Take care. Keep up with upkeep.

Taking good care of your home is easy with tips like these from our exclusive Homeowners Maintenance Manual.


Painting Tips

When it comes to home improvement projects, preparation is the key. By using the appropriate tool and products, you can achieve a great-looking paint job in minimal time. A fresh coat of paint is the most inexpensive and quickest way to refresh a room. Professional painters recommend a few must-haves:

Patching Products
To repair nail holes and chipped paint before painting, use a paintable, fast-drying, shrink-free patching compound. For holes in woodwork, be sure to use an epoxy with a soft texture, since a course texture will create a noticeable variation in the wood.

Drop Cloths
Protecting floors from grit, sawdust, caulk and paint spills is necessary on any job. Cloth drops are more expensive, but they work best, especially over carpets. There are also statically treated, pre-taped drop cloths that feature a pre-taped edge of professional-grade masking tape.

Masking Tape
To keep paint only on the desired surfaces, use masking tape to cover woodwork or hardware. Some brands are designed for delicate surfaces like wallpaper and drywall. They feature a low-tack adhesive to allow easy removal without damaging the surface.

Sandpaper or Sanding Blocks
Sanding is necessary to create a smooth surface for paint to adhere to. A durable aluminum oxide, A-weight paper with 100- to 150-grit is suitable for most general-purpose sanding applications.

All-Purpose Caulk
Joints should always be reinforced to prevent cracking by using a paintable, mildew-resistant all-purpose caulk. Water-based sealants have the added ease of soap-and-water cleanup.

Interior Latex Paint
For most indoor applications, a latex interior paint is the key since it is formulated to be washable, stain-and splatter-resistant and is easy to touch up. Latex paints are easy to work with, dry quickly and are extremely durable.

Paint Brushes and Rollers
A quality brush makes it easier to apply paint evenly and accurately. Use a one- to two-inch, high-quality, nylon/polyester angled brush because it can be used with all coatings, holds paint well and provides better brush control where detail is necessary. Rollers should be selected based on the type of paint being applied. For a semi-gloss or gloss paint or for washable enamel, use a 3/8-inch nap, shed-resistant roller cover. For flat paints, choose a roller with a 1/2-inch-nap that’s labeled “For Flat Paints.”

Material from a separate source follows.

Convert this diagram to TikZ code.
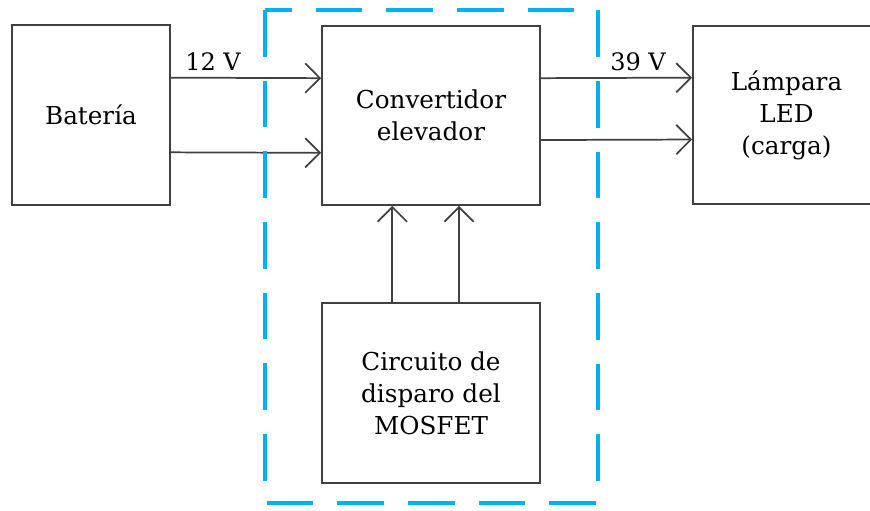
\documentclass[tikz,border=0pt]{standalone}
\usepackage{fontspec}
\setmainfont{DejaVu Serif}
\usetikzlibrary{arrows.meta}
\definecolor{dashblue}{RGB}{0,176,240}
\definecolor{linegray}{RGB}{64,64,64}

\begin{document}
\begin{tikzpicture}[x=0.75pt,y=-0.75pt,
  block/.style={draw=linegray, line width=1.3pt, align=center, inner sep=0pt,
    font=\fontsize{18.5}{24}\selectfont},
  link/.style={draw=linegray, line width=1.3pt, -{Straight Barb[length=11pt,width=22pt]}},
  volt/.style={font=\fontsize{18}{20}\selectfont, anchor=base west, inner sep=0pt}]
  \useasboundingbox (0,0) rectangle (870,510);
  \node[block, minimum width=118.5pt, minimum height=135pt] (bat) at (91,115) {Batería};
  \node[block, minimum width=163.5pt, minimum height=134.25pt] (conv) at (431,115.5) {Convertidor\\elevador};
  \node[block, minimum width=163.5pt, minimum height=135pt] (mos) at (431,393) {Circuito de\\disparo del\\MOSFET};
  \node[block, minimum width=140.25pt, minimum height=133.5pt] (lamp) at (786.5,115) {Lámpara\\LED\\(carga)};
  \node[volt] (v12) at (185,70) {12 V};
  \node[volt] (v39) at (610,70) {39 V};
  \draw[link] ([yshift=28pt]bat.east) -- ([yshift=28pt]conv.west);
  \draw[link] ([yshift=-28pt]bat.east) -- ([yshift=-28pt]conv.west);
  \draw[link] ([yshift=28pt]conv.east) -- ([yshift=28pt]lamp.west);
  \draw[link] ([yshift=-18.4pt]conv.east) -- ([yshift=-18.4pt]lamp.west);
  \draw[link] ([xshift=-29pt]mos.north) -- ([xshift=-29pt]conv.south);
  \draw[link] ([xshift=21pt]mos.north) -- ([xshift=21pt]conv.south);
  \draw[dashblue, line width=3pt, dash pattern=on 35pt off 18pt] (265,10) rectangle (598,503);
\end{tikzpicture}
\end{document}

Ground Fault Circuit Interrupter (GFCI) receptacles and breakers should be tested once a month to insure they are operating properly.

To test a receptacle with two buttons – one marked TEST and one marked RESET – you can push the TEST button on the device and check to make sure the power goes off. Then push the RESET button and check to see that the power goes on again. If the receptacle fails to turn off or to come back on, have it replaced.

To test either a GFCI receptacle or a standard receptacle that is protected by either a GFCI receptacle or a GFCI breaker up the line from it, you can use a GFCI plug tester. These testers look just like regular plug testers but have a button that you push to trip the GFCI. Check the indicator lights when you plug it in, and make sure they indicate that the receptacle is properly wired. Push the button and check the lights again – they should all be off. Before unplugging the tester, reset the protecting receptacle or breaker, and check to see that the indicator lights now indicate proper connections again.

To test a GFCI circuit breaker, you can either push the TEST button built into it or short the equipment that it is protecting. If it’s protecting receptacles, you can use your GFCI plug tester in those receptacles. If it’s protecting some other piece of equipment, such as your hot tub, use the built-in button. Remember that to reset a circuit breaker, regardless of whether you tripped it with its test button or with your plug tester, you need to turn the breaker OFF and then back ON.